Rewane, who dropped the hint during the Lagos Chamber of Commerce (LCCI) 2024 Mid-Year Economic Review and Outlook in Lagos, pointed out that the country’s economy was expected to struggle in the second half of the year, as the Federal Government battles macroeconomic challenges to stabilise the country’s Gross Domestic Product (GDP).

The FDC CEO disclosed to New Telegraph that the economy underperformed expectations during the first half of the year (H1’24), saying this was expected to be carried over to H2’24.

The renowned economist, while speaking on the H2’24 outlook, predicted that exchange rate would be traded between N1,550 and N1,650 range, economic growth averaging 3.4 per cent, inflation rate moderating to 28.7 per cent, oil production averaging 1.32 million barrels per day (mbpd), and oil price trending higher to $85 bpd by year end.

Speaking further, he posited that the agreed N70,000 minimum wage by the Federal Government would bring more rancour, as many states would not be able to pay.

He also said that capital importation would moderate to $3.1 billion in H2’24 while fiscal deficit would remain elevated at 5.6 per cent of GDP.

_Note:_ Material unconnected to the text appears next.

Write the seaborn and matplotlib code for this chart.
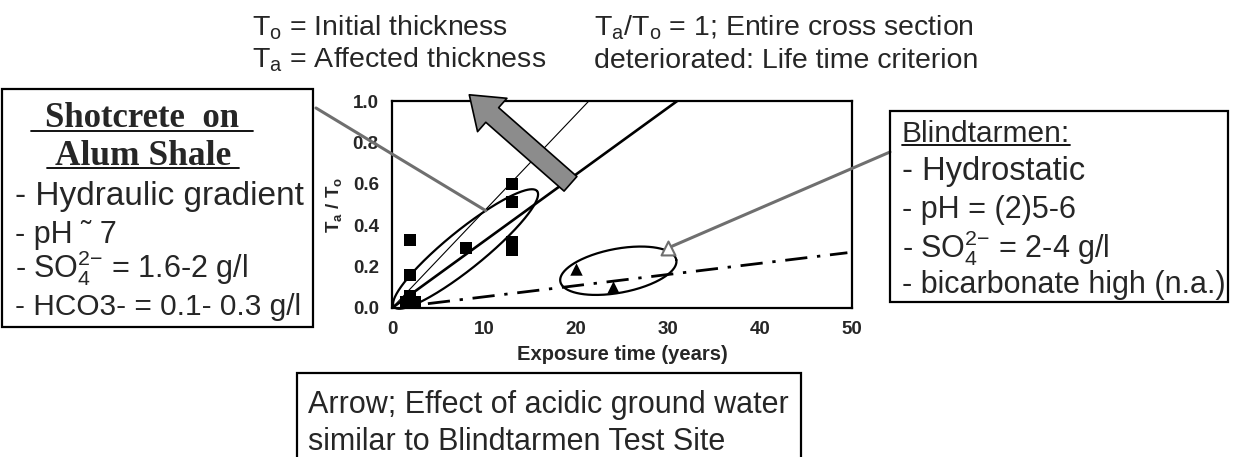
import numpy as np
import pandas as pd
import matplotlib
matplotlib.use("Agg")
import matplotlib.pyplot as plt
import seaborn as sns
from matplotlib.patches import Rectangle, FancyArrowPatch, ArrowStyle
from matplotlib.lines import Line2D

# ---------------- data ----------------
shot_years = [2, 2, 8, 13, 13, 13, 13, 1.5, 2.0, 2.5, 2.0]
shot_ratio = [0.33, 0.16, 0.29, 0.60, 0.51, 0.32, 0.28, 0.03, 0.06, 0.03, 0.02]
blind_years = [20, 24]
blind_ratio = [0.19, 0.10]
blind_open_years = [30]
blind_open_ratio = [0.29]
thin_fit_years = [0, 21.4]
thin_fit_ratio = [0.0, 1.0]
thick_fit_years = [0, 31.0]
thick_fit_ratio = [0.0, 1.0]
blind_fit_years = [3.9, 49.5]
blind_fit_ratio = [0.021, 0.267]
x_ticks = [0, 10, 20, 30, 40, 50]
y_ticks = [0.0, 0.2, 0.4, 0.6, 0.8, 1.0]
x_tick_labels = ["0", "10", "20", "30", "40", "50"]
y_tick_labels = ["0.0", "0.2", "0.4", "0.6", "0.8", "1.0"]

# ---------------- style ----------------
sns.set_style("white")
plt.rcParams["font.family"] = ["Liberation Sans", "DejaVu Sans"]
plt.rcParams["mathtext.fontset"] = "custom"
plt.rcParams["mathtext.rm"] = "Liberation Sans"
plt.rcParams["mathtext.it"] = "Liberation Sans:italic"
plt.rcParams["mathtext.bf"] = "Liberation Sans:bold"
plt.rcParams["mathtext.sf"] = "Liberation Sans"

W, H = 1243, 457
fig = plt.figure(figsize=(W / 100, H / 100), dpi=100)


def fx(x):
    return x / W


def fy(y):
    return 1 - y / H


# axes: left 392, right 852, top 101, bottom 308 (pixels)
ax = fig.add_axes([fx(392), fy(308), (852 - 392) / W, (308 - 101) / H])
ax.set_xlim(0, 50)
ax.set_ylim(0, 1.0)
for s in ax.spines.values():
    s.set_color("black")
    s.set_linewidth(1.6)
    s.set_visible(True)
ax.set_xticks(x_ticks)
ax.set_xticklabels(x_tick_labels, fontsize=13.5, fontweight="bold")
ax.set_yticks(y_ticks)
ax.set_yticklabels(y_tick_labels, fontsize=13.5, fontweight="bold")
ax.tick_params(length=0, pad=9.5)
ax.set_xlabel("Exposure time (years)", fontsize=14.5, fontweight="bold")
ax.xaxis.set_label_coords(0.5, -0.18)
ax.set_ylabel(r"T$_\mathbf{a}$ / T$_\mathbf{o}$", fontsize=13.5, fontweight="bold")
ax.yaxis.set_label_coords(-0.105, 0.5)

# fit lines
sns.lineplot(x=thin_fit_years, y=thin_fit_ratio, color="black", lw=0.8, ax=ax, sort=False)
sns.lineplot(x=thick_fit_years, y=thick_fit_ratio, color="black", lw=1.9, ax=ax, sort=False)
sns.lineplot(x=blind_fit_years, y=blind_fit_ratio, color="black", lw=2.0, ax=ax,
             sort=False, linestyle=(0, (8, 3.5, 1.2, 3.5)))

# data points
sns.scatterplot(x=shot_years, y=shot_ratio, marker="s", s=78, color="black",
                edgecolor="black", linewidth=0, ax=ax, zorder=5)
sns.scatterplot(x=blind_years, y=blind_ratio, marker="^", s=80, color="black",
                edgecolor="black", linewidth=0, ax=ax, zorder=5)


# ellipses defined in pixel space around data-space centres
def draw_ellipse(center, a_px, b_px, ang_deg, **kw):
    cx, cy = ax.transData.transform(center)
    t = np.linspace(0, 2 * np.pi, 300)
    th = np.deg2rad(ang_deg)
    dx = a_px * np.cos(t) * np.cos(th) - b_px * np.sin(t) * np.sin(th)
    dy = a_px * np.cos(t) * np.sin(th) + b_px * np.sin(t) * np.cos(th)
    pts = ax.transData.inverted().transform(np.column_stack([cx + dx, cy + dy]))
    ax.plot(pts[:, 0], pts[:, 1], **kw)


draw_ellipse((8.0, 0.285), 92, 19, 39, color="black", lw=1.6, clip_on=False)
draw_ellipse((24.6, 0.18), 59, 22, 10.6, color="black", lw=1.6, clip_on=False)

gray = "#6f6f6f"
# connector from left box
ax.annotate("", xy=(10.2, 0.47), xycoords="data",
            xytext=(316, H - 108), textcoords="figure pixels",
            arrowprops=dict(arrowstyle="-", color=gray, lw=2.2,
                            shrinkA=0, shrinkB=0), annotation_clip=False)
# connector from right box
ax.annotate("", xy=(blind_open_years[0], blind_open_ratio[0]), xycoords="data",
            xytext=(890, H - 152), textcoords="figure pixels",
            arrowprops=dict(arrowstyle="-", color=gray, lw=2.2,
                            shrinkA=0, shrinkB=0), annotation_clip=False)
sns.scatterplot(x=blind_open_years, y=blind_open_ratio, marker="^", s=100,
                facecolor="white", edgecolor=gray, linewidth=1.5, ax=ax, zorder=6)

# big gray arrow
big = FancyArrowPatch((19.4, 0.60), (8.4, 1.03),
                      arrowstyle=ArrowStyle.Simple(head_length=22, head_width=32, tail_width=14),
                      mutation_scale=1, fc="#8c8c8c", ec="black", lw=1.2,
                      shrinkA=0, shrinkB=0, transform=ax.transData, clip_on=False, zorder=7)
ax.add_patch(big)

# ---------------- boxes ----------------
def box(x0, y0, x1, y1):
    r = Rectangle((fx(x0), fy(y1)), fx(x1) - fx(x0), fy(y0) - fy(y1),
                  transform=fig.transFigure, fill=False, ec="black", lw=1.6, clip_on=False)
    fig.add_artist(r)


box(2, 89, 313, 327)
box(890, 111, 1228, 302)
box(297, 373, 801, 470)

# ---------------- texts ----------------
def ftxt(x, y, s, size, **kw):
    return fig.text(fx(x), fy(y), s, fontsize=size, va="baseline", **kw)


# top
ftxt(252, 35, r"T$_\mathrm{o}$ = Initial thickness", 20.5)
ftxt(252, 68, r"T$_\mathrm{a}$ = Affected thickness", 20.5)
ftxt(594, 35, r"T$_\mathrm{a}$/T$_\mathrm{o}$ = 1; Entire cross section", 20.5)
ftxt(594, 68, "deteriorated: Life time criterion", 20.5)

# left box
t1 = ftxt(142, 127, "Shotcrete  on", 25, ha="center", fontweight="bold",
          family=["Liberation Serif", "DejaVu Serif"])
t2 = ftxt(143, 165, "Alum Shale", 25.5, ha="center", fontweight="bold",
          family=["Liberation Serif", "DejaVu Serif"])
ftxt(15, 205, "- Hydraulic gradient", 24)
ftxt(15, 243, "- pH \u02dc 7", 22)
ftxt(15, 278, r"- SO$_4^{2\mathrm{-}}$ = 1.6-2 g/l", 22)
ftxt(15, 315, "- HCO3- = 0.1- 0.3 g/l", 21.5)

# right box
t3 = ftxt(902, 142, "Blindtarmen:", 21.5)
ftxt(902, 180, "- Hydrostatic", 23.5)
ftxt(902, 218, "- pH = (2)5-6", 22)
ftxt(902, 257, r"- SO$_4^{2\mathrm{-}}$ = 2-4 g/l", 22)
ftxt(902, 293, "- bicarbonate high (n.a.)", 22)

# bottom box
ftxt(308, 413, "Arrow; Effect of acidic ground water", 22)
ftxt(308, 450, "similar to Blindtarmen Test Site", 22)

# underlines
fig.canvas.draw()
ren = fig.canvas.get_renderer()
for t, uy, ext in [(t1, 131, 14), (t2, 168, 8), (t3, 145, 0)]:
    bb = t.get_window_extent(renderer=ren)
    fig.add_artist(Line2D([fx(bb.x0 - ext), fx(bb.x1 + ext)], [fy(uy), fy(uy)],
                          transform=fig.transFigure, color="black", lw=1.3))

fig.savefig("out.png", dpi=100)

Rewane, while highlighting that the country’s economy underperformed the expectations for H1’24, explained that oil production (1.3mbpd) remained below the national budget benchmark (1.7mbpd), economic growth in (2.98 per cent) and less than the government benchmark (3.76 per cent).

He said exchange rate depreciated massively by 34 per cent in H1’24 to N1,505/$, inflation remained untamed at a three-decade high of 34.18 per cent, adding that there were silver linings, giving a flicker of hope for H2’24.

According to him, oil prices averaging $83 per barrel in H1’24 will remain above $80 per barrel in H2’24, FAAC improvement to alleviate fiscal pressures, fiscal stabilisation fund of N2 trillion could stimulate growth, but 0.85 per cent of GDP is, no doubt, a drop in the ocean.

Rewane explained that for Nigeria’s GDP to grow by 3.3 per cent in 2024, naira would remain under pressure as the CBN has little firepower to defend the currency.

He said Nigeria was likely to request IMF policy support as financial pressures mount, adding that bank recapitalisation, orthodox monetary policy, clear exchange rate management system, elimination of subsidies, aggressive tax collection, and Nigeria’s debt burden would be exacerbated by high-interest rates in 2024.

Speaking further he disclosed that “GDP has to grow at least four per cent in the next three quarters to meet target.” On the growth composition, he said that exchange rate, as at December 2023, was N881.03, while in June 2024, N1,529.01. Inflation rate was 28.92 (December 2023), 34.19 (June 2024).

Deficit N9.19 trillion (December 2023), N14.27 trillion (June 2024). Debt service N8.28 trillion (December 2023), N2.45 trillion (Q1’24). GDP growth 3.46 per cent (Q4’23), 2.98 per cent (Q1’24).

Shedding light on the above analysis, Rewane disclosed that “exchange rate has depreciated by 83.75 per cent since December 2023. Headline inflation has increased by 18.22 per cent for the same period.”